Santa Fe Hills Golf & Country Club v. Safehi Realty Company,
Estoppel of the principal to deny authority as in the case of apparent authority must depend upon the conduct of the principal and presupposes either knowledge of the transactions and acquiescence therein or that the principal places the agent in such a situation that a person of ordinary prudence is justified in presuming the agent has authority.
Jeff-Cole Quarries, Inc. v. Bell,
Our holdings on the points discussed sustain the judgment of the court and eliminate the need to discuss the remaining points on appeal.
Throughout this case plaintiff had the burden of proof. Much of the evidence consisted of oral testimony. The court, being the trier of fact, had to weigh the evidence and could either accept or reject the testimony of plaintiff’s witnesses. The existence of an agency relationship was a question of fact for the trier of the facts.

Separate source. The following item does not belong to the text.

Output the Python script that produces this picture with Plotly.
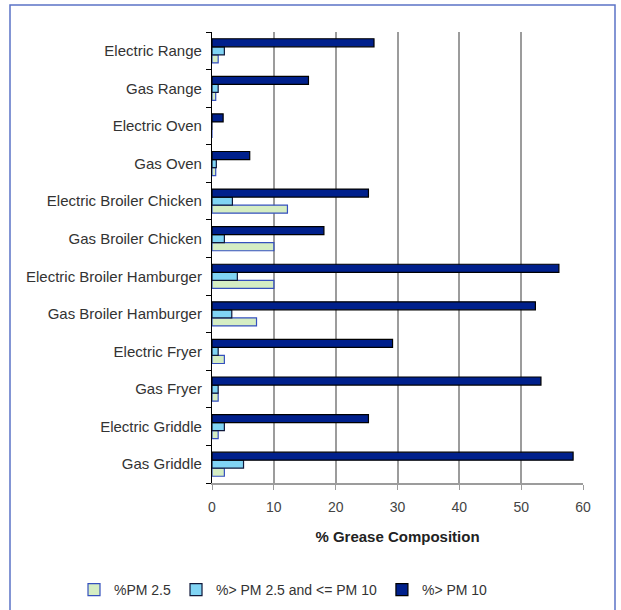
import plotly.graph_objects as go

categories = [
    "Electric Range", "Gas Range", "Electric Oven", "Gas Oven",
    "Electric Broiler Chicken", "Gas Broiler Chicken",
    "Electric Broiler Hamburger", "Gas Broiler Hamburger",
    "Electric Fryer", "Gas Fryer", "Electric Griddle", "Gas Griddle",
]
pm25 = [1.0, 0.6, 0.0, 0.6, 12.2, 10.0, 10.0, 7.2, 2.0, 1.0, 1.0, 2.0]
pm25_10 = [2.0, 1.0, 0.0, 0.7, 3.3, 2.0, 4.1, 3.2, 1.0, 1.0, 2.0, 5.1]
pm10 = [26.2, 15.6, 1.8, 6.1, 25.3, 18.1, 56.1, 52.3, 29.2, 53.2, 25.3, 58.4]
series_names = ["%PM 2.5", "%> PM 2.5 and <= PM 10", "%> PM 10"]
x_ticks = [0, 10, 20, 30, 40, 50, 60]

W, H = 621, 610
L, R, T, B = 212, 38, 32, 127
pw, ph = W - L - R, H - T - B

def px(xp):
    return (xp - L) / pw

def py(yp):
    return (H - B - yp) / ph

fig = go.Figure()
styles = [
    ("#D5EDC3", "#3550BE"),
    ("#80D4F4", "#10183A"),
    ("#00208C", "#000000"),
]
for name, vals, (fc, lc) in zip(series_names, [pm25, pm25_10, pm10], styles):
    fig.add_trace(go.Bar(
        y=categories, x=vals, name=name, orientation="h",
        marker=dict(color=fc, line=dict(color=lc, width=1.2)),
    ))

font_fam = "Liberation Sans, Arial, sans-serif"
fig.update_layout(
    width=W, height=H,
    margin=dict(l=L, r=R, t=T, b=B, autoexpand=False),
    paper_bgcolor="white", plot_bgcolor="white",
    barmode="group", bargap=0.36, bargroupgap=0,
    font=dict(family=font_fam, size=14, color="#333333"),
    showlegend=True,
    legend=dict(
        orientation="h", x=px(74), xanchor="left", y=py(590), yanchor="middle",
        font=dict(size=14, color="#333333"), itemwidth=30,
        tracegroupgap=0, bgcolor="rgba(0,0,0,0)",
    ),
    xaxis=dict(
        range=[0, 60], tickvals=x_ticks, ticktext=[str(v) for v in x_ticks],
        showgrid=True, gridcolor="#9c9c9c", gridwidth=1.5,
        showline=True, linecolor="#9c9c9c", linewidth=1.5,
        ticks="outside", ticklen=5, tickcolor="#9c9c9c",
        tickfont=dict(size=14, color="#444444"), ticklabelstandoff=5,
        zeroline=False,
        title=dict(text="<b>% Grease Composition</b>", standoff=18,
                   font=dict(size=15, color="#222222")),
    ),
    yaxis=dict(
        categoryorder="array", categoryarray=list(reversed(categories)),
        showline=True, linecolor="#000000", linewidth=1.2,
        ticks="outside", ticklen=5, tickcolor="#000000", tickson="boundaries",
        tickfont=dict(size=15, color="#333333"), ticklabelstandoff=6,
        showgrid=False,
    ),
    shapes=[dict(
        type="rect", xref="paper", yref="paper",
        x0=px(10), x1=px(615), y0=py(650), y1=py(5),
        line=dict(color="#5B73C6", width=1.5), fillcolor="rgba(0,0,0,0)",
        layer="below",
    )],
)

fig.write_html("out.html")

Labor Discount Center, Inc. v. State Bank & Trust Company of Wellston,
We deny respondents motion to strike appellant’s brief.
The judgment is affirmed.
Notes
. There is testimony in the record that Herman Wilier was not a director at this time but the minute book of the corporation shows that the seven-member board was not reduced to six members until Carps’ annual meeting on February 20, 1973.. The exact number of directors, however, is not dispositive of the issues in the case.
. This section is almost identical in its terms to § 351.395, RSMo 1975.